In this case, we need a small pom.xml file (this is the build descriptor for Maven), which looks as follows:

<?xml version="1.0" encoding="UTF-8"?>
<project xmlns="http://maven.apache.org/POM/4.0.0"
         xmlns:xsi="http://www.w3.org/2001/XMLSchema-instance"
         xsi:schemaLocation="http://maven.apache.org/POM/4.0.0 http://maven.apache.org/xsd/maven-4.0.0.xsd">
    <modelVersion>4.0.0</modelVersion>
    <groupId>my.company</groupId>
    <artifactId>my-project</artifactId>
    <version>1.0-SNAPSHOT</version>
    <packaging>pom</packaging>

    <name>quickstart</name>

    <properties>
        <encoding>UTF-8</encoding>
        <project.build.sourceEncoding>UTF-8</project.build.sourceEncoding>
    </properties>

    <build>
        <plugins>
            <plugin>
                <groupId>com.dimajix.flowman.maven</groupId>
                <artifactId>flowman-maven-plugin</artifactId>
                <version>0.4.0</version>
                <extensions>true</extensions>
                <configuration>
                    <deploymentDescriptor>deployment.yml</deploymentDescriptor>
                </configuration>

                <!-- Additional plugin dependencies for specific deployment targets -->
                <dependencies>
                    <!-- Support for deploying to S3 storage -->
                    <dependency>
                        <groupId>com.dimajix.flowman.maven</groupId>
                        <artifactId>flowman-provider-azure</artifactId>
                        <version>0.1.0</version>
                    </dependency>
                </dependencies>
            </plugin>
        </plugins>
    </build>
</project>

You also need an additional Flowman specific file deployment.yml, which is referenced by the pom.xml file above. This deployment descriptor contains all required information

flowman:
  # Specify the Flowman version to use
  version: 1.1.0-synapse3.3-spark3.3-hadoop3.3
  plugins:
    # Specify the list of plugins to use
    - flowman-avro
    - flowman-aws
    - flowman-azure
    - flowman-delta
    - flowman-mssqlserver


# List of subdirectories containing Flowman projects
projects:
  - flow


# Specify possibly multiple redistributable packages to be built
packages:
  # This package is called "synapse"
  synapse:
    # The package is a "fatjar" package, i.e. a single jar file containing both Flowman and your project
    kind: fatjar


# Optional: List of deployments, which will copy packages to their destination
deployments:
  # This deployment is called "synapse"
  synapse:
    kind: copy
    package: synapse
    # This specifies the location where the fatjar will be uploaded to in the "flowman:deploy" step
    location: abfs://flowman@dimajixspark.dfs.core.windows.net/integration-tests

You can then build the package via

mvn clean install

This will create a fat jar my-project-1.0-SNAPSHOT-synapse in the subdirectory target/synapse. The general pattern for the artifact names is <artifactId>-<version>-<package>.

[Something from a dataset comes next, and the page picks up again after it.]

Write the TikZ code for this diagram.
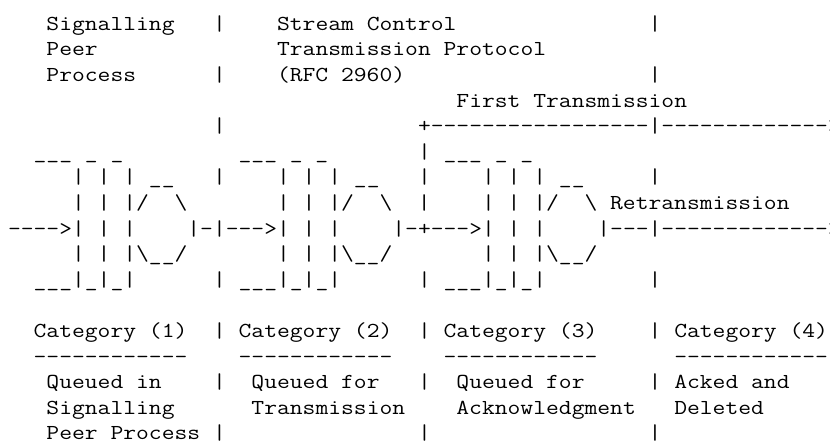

2. Deploy jar to Azure Blob Storage#

Once you have built the fat jar, you need to upload it to Azure Blob Storage, so Azure can access it. You can either do this step manually, or you can also use the Flowman Maven plugin to help you:

mvn flowman:deploy

3. Execute in Azure Synapse#

First you need to create an “Apache Spark Pool” in Azure Synapse with the correct Spark version, which would be 3.3 as the time of writing. Then you need to create an “Apache Spark job definition” in Azure Synapse Workspace with the following properties:

Setting Description Value
Language The type of the Spark application, either Python or Scala "Scala"
Main job file Location of the fat jar in Azure Blob Storage abfss://flowman@dimajixspark.dfs.core.windows.net/integration-tests/my-project-1.0-SNAPSHOT-synapse.jar
Main class The Java/Scala class to execute com.dimajix.flowman.tools.exec.Driver
Command line arguments Command line parameters passed to Flowman -B -f flow job build main --force
Apache Spark pool Spark pool to use for this job. Needs to provide the correct version name of your Spark pool

Once you submit the job, and all settings are correct, AWS should spin up a temporary Spark cluster and start Flowman.